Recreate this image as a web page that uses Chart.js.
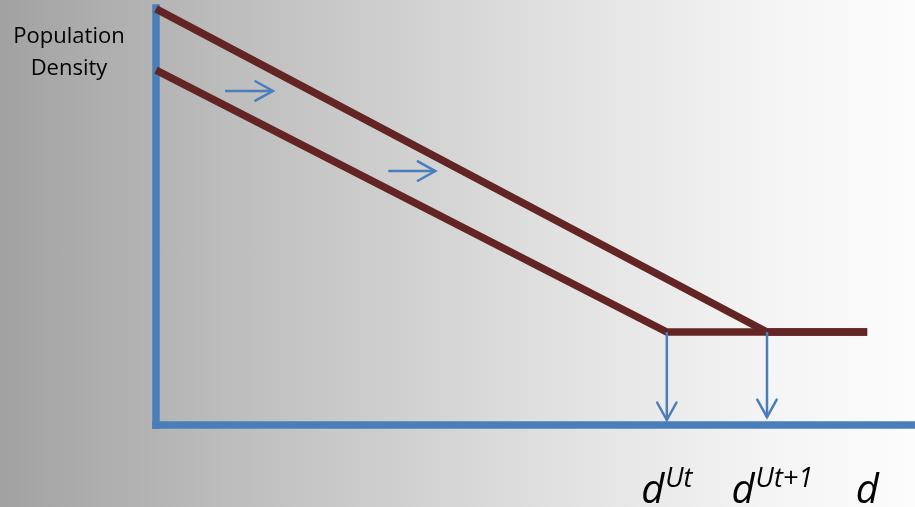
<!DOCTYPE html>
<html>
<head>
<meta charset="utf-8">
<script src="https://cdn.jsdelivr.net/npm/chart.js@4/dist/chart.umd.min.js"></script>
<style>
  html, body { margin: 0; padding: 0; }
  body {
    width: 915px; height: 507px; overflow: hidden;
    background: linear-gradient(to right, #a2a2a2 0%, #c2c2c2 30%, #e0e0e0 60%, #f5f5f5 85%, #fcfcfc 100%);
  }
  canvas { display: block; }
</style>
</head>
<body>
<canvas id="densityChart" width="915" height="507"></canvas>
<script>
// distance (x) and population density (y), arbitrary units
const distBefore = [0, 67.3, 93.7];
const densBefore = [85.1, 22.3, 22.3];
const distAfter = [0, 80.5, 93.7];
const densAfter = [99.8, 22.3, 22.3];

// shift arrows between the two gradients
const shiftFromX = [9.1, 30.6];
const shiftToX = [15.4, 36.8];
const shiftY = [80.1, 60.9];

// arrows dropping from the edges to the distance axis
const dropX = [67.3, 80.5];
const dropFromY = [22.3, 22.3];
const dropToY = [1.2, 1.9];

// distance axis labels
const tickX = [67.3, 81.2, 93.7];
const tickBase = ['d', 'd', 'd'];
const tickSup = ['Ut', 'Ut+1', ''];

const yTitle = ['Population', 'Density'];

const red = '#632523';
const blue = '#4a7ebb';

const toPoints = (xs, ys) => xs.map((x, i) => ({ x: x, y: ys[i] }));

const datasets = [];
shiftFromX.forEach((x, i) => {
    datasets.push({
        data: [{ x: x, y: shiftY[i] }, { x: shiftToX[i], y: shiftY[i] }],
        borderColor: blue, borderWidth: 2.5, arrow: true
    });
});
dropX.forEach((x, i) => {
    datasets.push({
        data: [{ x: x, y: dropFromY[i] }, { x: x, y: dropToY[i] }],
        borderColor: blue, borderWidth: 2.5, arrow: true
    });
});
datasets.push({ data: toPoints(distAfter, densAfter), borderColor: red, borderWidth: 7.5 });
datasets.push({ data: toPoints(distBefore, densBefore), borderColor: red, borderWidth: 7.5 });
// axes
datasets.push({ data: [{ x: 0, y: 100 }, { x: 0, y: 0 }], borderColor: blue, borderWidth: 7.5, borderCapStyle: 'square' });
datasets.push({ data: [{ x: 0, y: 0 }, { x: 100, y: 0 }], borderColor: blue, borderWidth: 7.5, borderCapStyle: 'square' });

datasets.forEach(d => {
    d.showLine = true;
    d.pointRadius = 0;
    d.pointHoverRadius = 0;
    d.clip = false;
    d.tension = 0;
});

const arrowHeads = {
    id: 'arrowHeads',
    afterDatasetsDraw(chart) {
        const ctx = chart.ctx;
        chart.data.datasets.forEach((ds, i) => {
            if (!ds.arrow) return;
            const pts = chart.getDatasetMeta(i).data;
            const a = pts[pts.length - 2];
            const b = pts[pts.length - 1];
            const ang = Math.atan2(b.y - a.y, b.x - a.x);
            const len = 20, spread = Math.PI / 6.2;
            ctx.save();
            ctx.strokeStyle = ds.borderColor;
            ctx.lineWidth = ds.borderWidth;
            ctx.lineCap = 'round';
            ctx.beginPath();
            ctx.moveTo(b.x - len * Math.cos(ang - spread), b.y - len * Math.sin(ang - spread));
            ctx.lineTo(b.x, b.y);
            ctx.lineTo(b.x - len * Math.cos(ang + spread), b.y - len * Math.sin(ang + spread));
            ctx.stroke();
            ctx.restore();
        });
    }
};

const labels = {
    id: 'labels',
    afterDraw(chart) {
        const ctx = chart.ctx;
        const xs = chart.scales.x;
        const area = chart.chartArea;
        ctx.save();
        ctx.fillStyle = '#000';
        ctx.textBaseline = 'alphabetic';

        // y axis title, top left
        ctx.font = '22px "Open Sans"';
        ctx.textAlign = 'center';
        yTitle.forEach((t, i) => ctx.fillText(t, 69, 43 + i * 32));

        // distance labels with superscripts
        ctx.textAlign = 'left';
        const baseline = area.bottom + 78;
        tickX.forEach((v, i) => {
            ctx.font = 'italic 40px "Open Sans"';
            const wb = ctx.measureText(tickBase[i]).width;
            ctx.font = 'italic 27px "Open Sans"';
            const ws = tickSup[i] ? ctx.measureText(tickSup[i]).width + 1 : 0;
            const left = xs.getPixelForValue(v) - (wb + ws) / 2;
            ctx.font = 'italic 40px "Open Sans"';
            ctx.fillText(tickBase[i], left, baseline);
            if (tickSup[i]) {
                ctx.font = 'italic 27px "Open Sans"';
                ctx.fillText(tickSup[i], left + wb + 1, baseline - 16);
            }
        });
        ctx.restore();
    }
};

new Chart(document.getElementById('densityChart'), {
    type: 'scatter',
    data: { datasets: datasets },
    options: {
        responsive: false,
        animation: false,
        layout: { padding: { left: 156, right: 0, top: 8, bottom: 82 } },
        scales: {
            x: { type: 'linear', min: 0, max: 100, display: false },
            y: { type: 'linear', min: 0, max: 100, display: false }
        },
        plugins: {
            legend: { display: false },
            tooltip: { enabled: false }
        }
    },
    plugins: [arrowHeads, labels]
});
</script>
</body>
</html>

- Exercise requirements: Without the pictures, retype the whole of the material above exactly.

- Correct response:
Recreate this image as a web page that uses Chart.js.
<!DOCTYPE html>
<html>
<head>
<meta charset="utf-8">
<script src="https://cdn.jsdelivr.net/npm/chart.js@4/dist/chart.umd.min.js"></script>
<style>
  html, body { margin: 0; padding: 0; }
  body {
    width: 915px; height: 507px; overflow: hidden;
    background: linear-gradient(to right, #a2a2a2 0%, #c2c2c2 30%, #e0e0e0 60%, #f5f5f5 85%, #fcfcfc 100%);
  }
  canvas { display: block; }
</style>
</head>
<body>
<canvas id="densityChart" width="915" height="507"></canvas>
<script>
// distance (x) and population density (y), arbitrary units
const distBefore = [0, 67.3, 93.7];
const densBefore = [85.1, 22.3, 22.3];
const distAfter = [0, 80.5, 93.7];
const densAfter = [99.8, 22.3, 22.3];

// shift arrows between the two gradients
const shiftFromX = [9.1, 30.6];
const shiftToX = [15.4, 36.8];
const shiftY = [80.1, 60.9];

// arrows dropping from the edges to the distance axis
const dropX = [67.3, 80.5];
const dropFromY = [22.3, 22.3];
const dropToY = [1.2, 1.9];

// distance axis labels
const tickX = [67.3, 81.2, 93.7];
const tickBase = ['d', 'd', 'd'];
const tickSup = ['Ut', 'Ut+1', ''];

const yTitle = ['Population', 'Density'];

const red = '#632523';
const blue = '#4a7ebb';

const toPoints = (xs, ys) => xs.map((x, i) => ({ x: x, y: ys[i] }));

const datasets = [];
shiftFromX.forEach((x, i) => {
    datasets.push({
        data: [{ x: x, y: shiftY[i] }, { x: shiftToX[i], y: shiftY[i] }],
        borderColor: blue, borderWidth: 2.5, arrow: true
    });
});
dropX.forEach((x, i) => {
    datasets.push({
        data: [{ x: x, y: dropFromY[i] }, { x: x, y: dropToY[i] }],
        borderColor: blue, borderWidth: 2.5, arrow: true
    });
});
datasets.push({ data: toPoints(distAfter, densAfter), borderColor: red, borderWidth: 7.5 });
datasets.push({ data: toPoints(distBefore, densBefore), borderColor: red, borderWidth: 7.5 });
// axes
datasets.push({ data: [{ x: 0, y: 100 }, { x: 0, y: 0 }], borderColor: blue, borderWidth: 7.5, borderCapStyle: 'square' });
datasets.push({ data: [{ x: 0, y: 0 }, { x: 100, y: 0 }], borderColor: blue, borderWidth: 7.5, borderCapStyle: 'square' });

datasets.forEach(d => {
    d.showLine = true;
    d.pointRadius = 0;
    d.pointHoverRadius = 0;
    d.clip = false;
    d.tension = 0;
});

const arrowHeads = {
    id: 'arrowHeads',
    afterDatasetsDraw(chart) {
        const ctx = chart.ctx;
        chart.data.datasets.forEach((ds, i) => {
            if (!ds.arrow) return;
            const pts = chart.getDatasetMeta(i).data;
            const a = pts[pts.length - 2];
            const b = pts[pts.length - 1];
            const ang = Math.atan2(b.y - a.y, b.x - a.x);
            const len = 20, spread = Math.PI / 6.2;
            ctx.save();
            ctx.strokeStyle = ds.borderColor;
            ctx.lineWidth = ds.borderWidth;
            ctx.lineCap = 'round';
            ctx.beginPath();
            ctx.moveTo(b.x - len * Math.cos(ang - spread), b.y - len * Math.sin(ang - spread));
            ctx.lineTo(b.x, b.y);
            ctx.lineTo(b.x - len * Math.cos(ang + spread), b.y - len * Math.sin(ang + spread));
            ctx.stroke();
            ctx.restore();
        });
    }
};

const labels = {
    id: 'labels',
    afterDraw(chart) {
        const ctx = chart.ctx;
        const xs = chart.scales.x;
        const area = chart.chartArea;
        ctx.save();
        ctx.fillStyle = '#000';
        ctx.textBaseline = 'alphabetic';

        // y axis title, top left
        ctx.font = '22px "Open Sans"';
        ctx.textAlign = 'center';
        yTitle.forEach((t, i) => ctx.fillText(t, 69, 43 + i * 32));

        // distance labels with superscripts
        ctx.textAlign = 'left';
        const baseline = area.bottom + 78;
        tickX.forEach((v, i) => {
            ctx.font = 'italic 40px "Open Sans"';
            const wb = ctx.measureText(tickBase[i]).width;
            ctx.font = 'italic 27px "Open Sans"';
            const ws = tickSup[i] ? ctx.measureText(tickSup[i]).width + 1 : 0;
            const left = xs.getPixelForValue(v) - (wb + ws) / 2;
            ctx.font = 'italic 40px "Open Sans"';
            ctx.fillText(tickBase[i], left, baseline);
            if (tickSup[i]) {
                ctx.font = 'italic 27px "Open Sans"';
                ctx.fillText(tickSup[i], left + wb + 1, baseline - 16);
            }
        });
        ctx.restore();
    }
};

new Chart(document.getElementById('densityChart'), {
    type: 'scatter',
    data: { datasets: datasets },
    options: {
        responsive: false,
        animation: false,
        layout: { padding: { left: 156, right: 0, top: 8, bottom: 82 } },
        scales: {
            x: { type: 'linear', min: 0, max: 100, display: false },
            y: { type: 'linear', min: 0, max: 100, display: false }
        },
        plugins: {
            legend: { display: false },
            tooltip: { enabled: false }
        }
    },
    plugins: [arrowHeads, labels]
});
</script>
</body>
</html>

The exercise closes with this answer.